### Aim:
Output the full listing below exactly as it reads, and skip anything that is a picture.

### Given information:
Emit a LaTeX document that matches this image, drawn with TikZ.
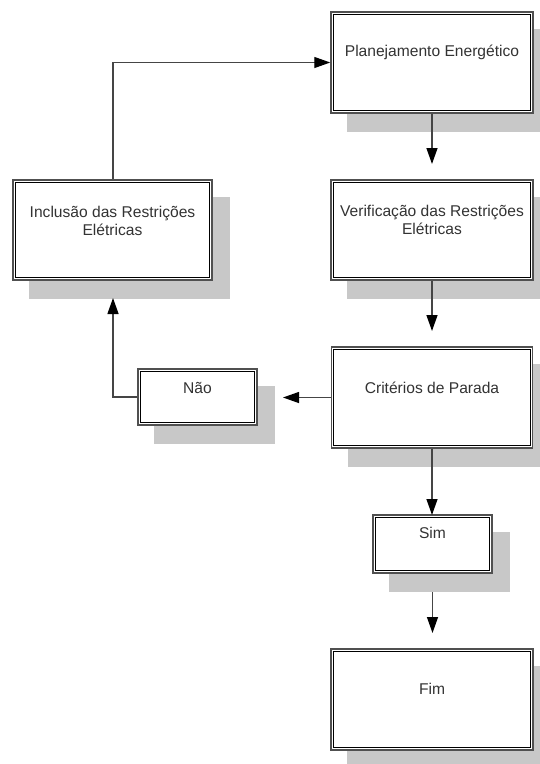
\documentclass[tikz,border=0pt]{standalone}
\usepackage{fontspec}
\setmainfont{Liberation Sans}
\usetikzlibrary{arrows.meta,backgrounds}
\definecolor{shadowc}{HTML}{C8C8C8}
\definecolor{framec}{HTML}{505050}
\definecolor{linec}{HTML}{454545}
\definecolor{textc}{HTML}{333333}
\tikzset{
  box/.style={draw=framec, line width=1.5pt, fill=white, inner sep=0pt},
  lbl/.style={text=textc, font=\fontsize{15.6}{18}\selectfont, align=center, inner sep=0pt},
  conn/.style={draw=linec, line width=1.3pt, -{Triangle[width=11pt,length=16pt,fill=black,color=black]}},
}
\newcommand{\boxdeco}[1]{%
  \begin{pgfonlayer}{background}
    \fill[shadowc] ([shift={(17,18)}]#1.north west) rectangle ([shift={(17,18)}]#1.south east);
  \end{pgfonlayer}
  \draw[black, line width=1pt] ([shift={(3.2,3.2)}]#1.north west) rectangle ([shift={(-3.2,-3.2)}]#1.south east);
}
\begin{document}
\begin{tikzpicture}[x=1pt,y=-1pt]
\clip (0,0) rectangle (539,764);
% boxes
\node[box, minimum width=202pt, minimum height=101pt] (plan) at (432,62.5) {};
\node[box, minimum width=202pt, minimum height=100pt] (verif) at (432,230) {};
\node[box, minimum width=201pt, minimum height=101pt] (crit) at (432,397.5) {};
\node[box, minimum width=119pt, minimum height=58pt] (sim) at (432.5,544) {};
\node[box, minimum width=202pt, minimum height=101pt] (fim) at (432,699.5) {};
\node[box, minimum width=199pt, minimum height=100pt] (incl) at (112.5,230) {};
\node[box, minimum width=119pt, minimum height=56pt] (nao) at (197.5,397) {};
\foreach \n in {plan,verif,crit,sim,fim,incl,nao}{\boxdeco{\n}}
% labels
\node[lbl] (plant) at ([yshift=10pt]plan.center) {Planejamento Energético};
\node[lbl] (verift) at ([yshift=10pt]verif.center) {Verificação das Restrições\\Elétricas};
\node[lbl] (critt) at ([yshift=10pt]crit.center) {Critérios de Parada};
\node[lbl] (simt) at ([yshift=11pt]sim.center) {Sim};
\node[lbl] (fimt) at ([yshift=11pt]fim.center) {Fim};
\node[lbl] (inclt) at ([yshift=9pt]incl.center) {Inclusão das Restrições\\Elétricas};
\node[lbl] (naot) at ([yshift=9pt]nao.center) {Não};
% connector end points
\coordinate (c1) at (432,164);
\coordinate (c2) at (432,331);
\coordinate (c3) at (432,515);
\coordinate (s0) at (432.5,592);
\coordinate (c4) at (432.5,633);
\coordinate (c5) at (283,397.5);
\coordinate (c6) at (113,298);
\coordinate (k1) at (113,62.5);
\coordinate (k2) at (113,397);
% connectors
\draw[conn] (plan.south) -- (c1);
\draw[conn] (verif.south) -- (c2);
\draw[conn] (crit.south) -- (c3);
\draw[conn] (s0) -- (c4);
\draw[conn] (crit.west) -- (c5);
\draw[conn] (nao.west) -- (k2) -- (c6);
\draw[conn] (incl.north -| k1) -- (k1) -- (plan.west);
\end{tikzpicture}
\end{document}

### Response for this exercise:
Emit a LaTeX document that matches this image, drawn with TikZ.
\documentclass[tikz,border=0pt]{standalone}
\usepackage{fontspec}
\setmainfont{Liberation Sans}
\usetikzlibrary{arrows.meta,backgrounds}
\definecolor{shadowc}{HTML}{C8C8C8}
\definecolor{framec}{HTML}{505050}
\definecolor{linec}{HTML}{454545}
\definecolor{textc}{HTML}{333333}
\tikzset{
  box/.style={draw=framec, line width=1.5pt, fill=white, inner sep=0pt},
  lbl/.style={text=textc, font=\fontsize{15.6}{18}\selectfont, align=center, inner sep=0pt},
  conn/.style={draw=linec, line width=1.3pt, -{Triangle[width=11pt,length=16pt,fill=black,color=black]}},
}
\newcommand{\boxdeco}[1]{%
  \begin{pgfonlayer}{background}
    \fill[shadowc] ([shift={(17,18)}]#1.north west) rectangle ([shift={(17,18)}]#1.south east);
  \end{pgfonlayer}
  \draw[black, line width=1pt] ([shift={(3.2,3.2)}]#1.north west) rectangle ([shift={(-3.2,-3.2)}]#1.south east);
}
\begin{document}
\begin{tikzpicture}[x=1pt,y=-1pt]
\clip (0,0) rectangle (539,764);
% boxes
\node[box, minimum width=202pt, minimum height=101pt] (plan) at (432,62.5) {};
\node[box, minimum width=202pt, minimum height=100pt] (verif) at (432,230) {};
\node[box, minimum width=201pt, minimum height=101pt] (crit) at (432,397.5) {};
\node[box, minimum width=119pt, minimum height=58pt] (sim) at (432.5,544) {};
\node[box, minimum width=202pt, minimum height=101pt] (fim) at (432,699.5) {};
\node[box, minimum width=199pt, minimum height=100pt] (incl) at (112.5,230) {};
\node[box, minimum width=119pt, minimum height=56pt] (nao) at (197.5,397) {};
\foreach \n in {plan,verif,crit,sim,fim,incl,nao}{\boxdeco{\n}}
% labels
\node[lbl] (plant) at ([yshift=10pt]plan.center) {Planejamento Energético};
\node[lbl] (verift) at ([yshift=10pt]verif.center) {Verificação das Restrições\\Elétricas};
\node[lbl] (critt) at ([yshift=10pt]crit.center) {Critérios de Parada};
\node[lbl] (simt) at ([yshift=11pt]sim.center) {Sim};
\node[lbl] (fimt) at ([yshift=11pt]fim.center) {Fim};
\node[lbl] (inclt) at ([yshift=9pt]incl.center) {Inclusão das Restrições\\Elétricas};
\node[lbl] (naot) at ([yshift=9pt]nao.center) {Não};
% connector end points
\coordinate (c1) at (432,164);
\coordinate (c2) at (432,331);
\coordinate (c3) at (432,515);
\coordinate (s0) at (432.5,592);
\coordinate (c4) at (432.5,633);
\coordinate (c5) at (283,397.5);
\coordinate (c6) at (113,298);
\coordinate (k1) at (113,62.5);
\coordinate (k2) at (113,397);
% connectors
\draw[conn] (plan.south) -- (c1);
\draw[conn] (verif.south) -- (c2);
\draw[conn] (crit.south) -- (c3);
\draw[conn] (s0) -- (c4);
\draw[conn] (crit.west) -- (c5);
\draw[conn] (nao.west) -- (k2) -- (c6);
\draw[conn] (incl.north -| k1) -- (k1) -- (plan.west);
\end{tikzpicture}
\end{document}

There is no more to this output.